▶ **Required task**
Restate the data below word for word. Skip any images it contains.

▶ **Collected data**
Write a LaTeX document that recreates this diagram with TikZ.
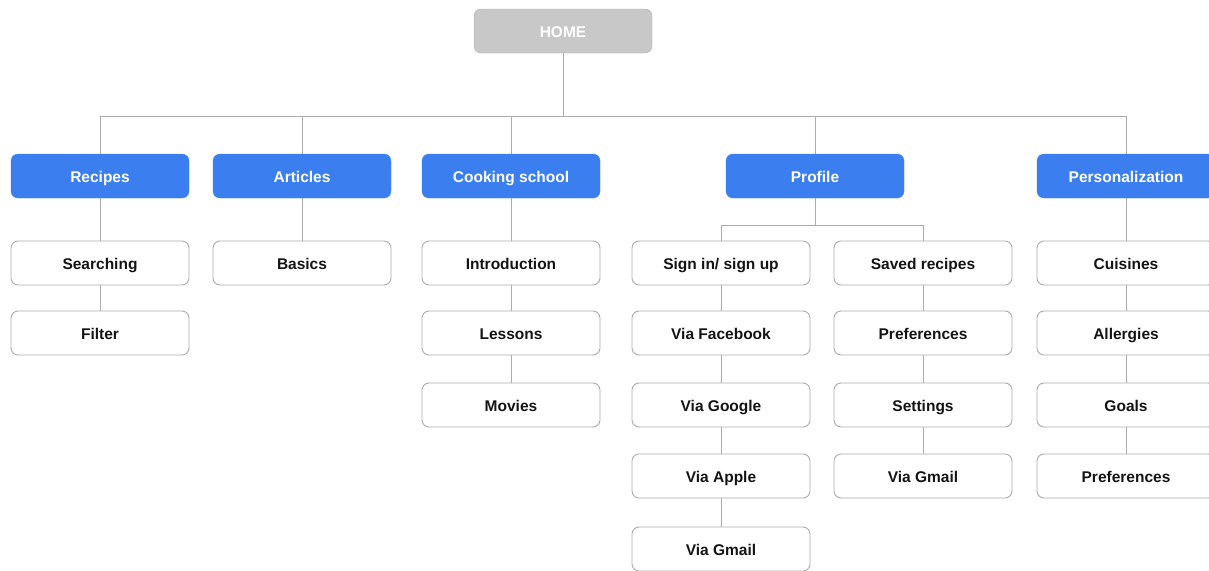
\documentclass[tikz,border=0pt]{standalone}
\usepackage{fontspec}
\setmainfont{Liberation Sans}
\usepackage{tikz}
\usetikzlibrary{positioning, calc}
\usepackage{xcolor}
\definecolor{homegray}{RGB}{200, 200, 200}
\definecolor{edgegray}{RGB}{172, 172, 172}
\definecolor{catblue}{RGB}{58, 126, 240}
\definecolor{itemtext}{RGB}{20, 20, 20}

\begin{document}
\begin{tikzpicture}[x=1pt, y=-1pt,
  box/.style={rectangle, rounded corners=7pt, minimum width=178pt, minimum height=44pt, inner sep=0pt, text height=13pt, text depth=1pt, font=\fontsize{15.5}{18}\selectfont\bfseries},
  homebox/.style={box, fill=homegray, draw=edgegray, text=white},
  catbox/.style={box, fill=catblue, draw=catblue, text=white},
  itembox/.style={box, fill=white, draw=edgegray, line width=0.9pt, text=itemtext},
  link/.style={draw=edgegray, line width=1pt},
]
  \useasboundingbox (0,0) rectangle (1209,570);
  \clip (0,0) rectangle (1209,570);

  % buses
  \coordinate (bus) at (0,116);
  \coordinate (pbus) at (0,225);

  % top level
  \node[homebox] (home) at (563,31) {HOME};

  % sections
  \node[catbox] (recipes) at (100,176) {Recipes};
  \node[catbox] (articles) at (302,176) {Articles};
  \node[catbox] (school) at (511,176) {Cooking school};
  \node[catbox] (profile) at (815,176) {Profile};
  \node[catbox] (personal) at (1126,176) {Personalization};

  % recipes
  \node[itembox] (search) at (100,263) {Searching};
  \node[itembox] (filter) at (100,333) {Filter};

  % articles
  \node[itembox] (basics) at (302,263) {Basics};

  % cooking school
  \node[itembox] (intro) at (511,263) {Introduction};
  \node[itembox] (lessons) at (511,333) {Lessons};
  \node[itembox] (movies) at (511,405) {Movies};

  % profile
  \node[itembox] (signin) at (721,263) {Sign in/ sign up};
  \node[itembox] (facebook) at (721,333) {Via Facebook};
  \node[itembox] (google) at (721,405) {Via Google};
  \node[itembox] (apple) at (721,476) {Via Apple};
  \node[itembox] (gmailA) at (721,549) {Via Gmail};
  \node[itembox] (saved) at (923,263) {Saved recipes};
  \node[itembox] (prefsA) at (923,333) {Preferences};
  \node[itembox] (settings) at (923,405) {Settings};
  \node[itembox] (gmailB) at (923,476) {Via Gmail};

  % personalization
  \node[itembox] (cuisines) at (1126,263) {Cuisines};
  \node[itembox] (allergies) at (1126,333) {Allergies};
  \node[itembox] (goals) at (1126,405) {Goals};
  \node[itembox] (prefsB) at (1126,476) {Preferences};

  % home to sections
  \foreach \n in {recipes, articles, school, profile, personal}
    \draw[link] (home.south) -- (home.south |- bus) -| (\n.north);

  % profile split
  \foreach \n in {signin, saved}
    \draw[link] (profile.south) -- (profile.south |- pbus) -| (\n.north);

  % vertical chains
  \foreach \a/\b in {recipes/search, search/filter, articles/basics,
                     school/intro, intro/lessons, lessons/movies,
                     signin/facebook, facebook/google, google/apple, apple/gmailA,
                     saved/prefsA, prefsA/settings, settings/gmailB,
                     personal/cuisines, cuisines/allergies, allergies/goals, goals/prefsB}
    \draw[link] (\a.south) -- (\b.north);
\end{tikzpicture}
\end{document}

▶ **Task output**
Write a LaTeX document that recreates this diagram with TikZ.
\documentclass[tikz,border=0pt]{standalone}
\usepackage{fontspec}
\setmainfont{Liberation Sans}
\usepackage{tikz}
\usetikzlibrary{positioning, calc}
\usepackage{xcolor}
\definecolor{homegray}{RGB}{200, 200, 200}
\definecolor{edgegray}{RGB}{172, 172, 172}
\definecolor{catblue}{RGB}{58, 126, 240}
\definecolor{itemtext}{RGB}{20, 20, 20}

\begin{document}
\begin{tikzpicture}[x=1pt, y=-1pt,
  box/.style={rectangle, rounded corners=7pt, minimum width=178pt, minimum height=44pt, inner sep=0pt, text height=13pt, text depth=1pt, font=\fontsize{15.5}{18}\selectfont\bfseries},
  homebox/.style={box, fill=homegray, draw=edgegray, text=white},
  catbox/.style={box, fill=catblue, draw=catblue, text=white},
  itembox/.style={box, fill=white, draw=edgegray, line width=0.9pt, text=itemtext},
  link/.style={draw=edgegray, line width=1pt},
]
  \useasboundingbox (0,0) rectangle (1209,570);
  \clip (0,0) rectangle (1209,570);

  % buses
  \coordinate (bus) at (0,116);
  \coordinate (pbus) at (0,225);

  % top level
  \node[homebox] (home) at (563,31) {HOME};

  % sections
  \node[catbox] (recipes) at (100,176) {Recipes};
  \node[catbox] (articles) at (302,176) {Articles};
  \node[catbox] (school) at (511,176) {Cooking school};
  \node[catbox] (profile) at (815,176) {Profile};
  \node[catbox] (personal) at (1126,176) {Personalization};

  % recipes
  \node[itembox] (search) at (100,263) {Searching};
  \node[itembox] (filter) at (100,333) {Filter};

  % articles
  \node[itembox] (basics) at (302,263) {Basics};

  % cooking school
  \node[itembox] (intro) at (511,263) {Introduction};
  \node[itembox] (lessons) at (511,333) {Lessons};
  \node[itembox] (movies) at (511,405) {Movies};

  % profile
  \node[itembox] (signin) at (721,263) {Sign in/ sign up};
  \node[itembox] (facebook) at (721,333) {Via Facebook};
  \node[itembox] (google) at (721,405) {Via Google};
  \node[itembox] (apple) at (721,476) {Via Apple};
  \node[itembox] (gmailA) at (721,549) {Via Gmail};
  \node[itembox] (saved) at (923,263) {Saved recipes};
  \node[itembox] (prefsA) at (923,333) {Preferences};
  \node[itembox] (settings) at (923,405) {Settings};
  \node[itembox] (gmailB) at (923,476) {Via Gmail};

  % personalization
  \node[itembox] (cuisines) at (1126,263) {Cuisines};
  \node[itembox] (allergies) at (1126,333) {Allergies};
  \node[itembox] (goals) at (1126,405) {Goals};
  \node[itembox] (prefsB) at (1126,476) {Preferences};

  % home to sections
  \foreach \n in {recipes, articles, school, profile, personal}
    \draw[link] (home.south) -- (home.south |- bus) -| (\n.north);

  % profile split
  \foreach \n in {signin, saved}
    \draw[link] (profile.south) -- (profile.south |- pbus) -| (\n.north);

  % vertical chains
  \foreach \a/\b in {recipes/search, search/filter, articles/basics,
                     school/intro, intro/lessons, lessons/movies,
                     signin/facebook, facebook/google, google/apple, apple/gmailA,
                     saved/prefsA, prefsA/settings, settings/gmailB,
                     personal/cuisines, cuisines/allergies, allergies/goals, goals/prefsB}
    \draw[link] (\a.south) -- (\b.north);
\end{tikzpicture}
\end{document}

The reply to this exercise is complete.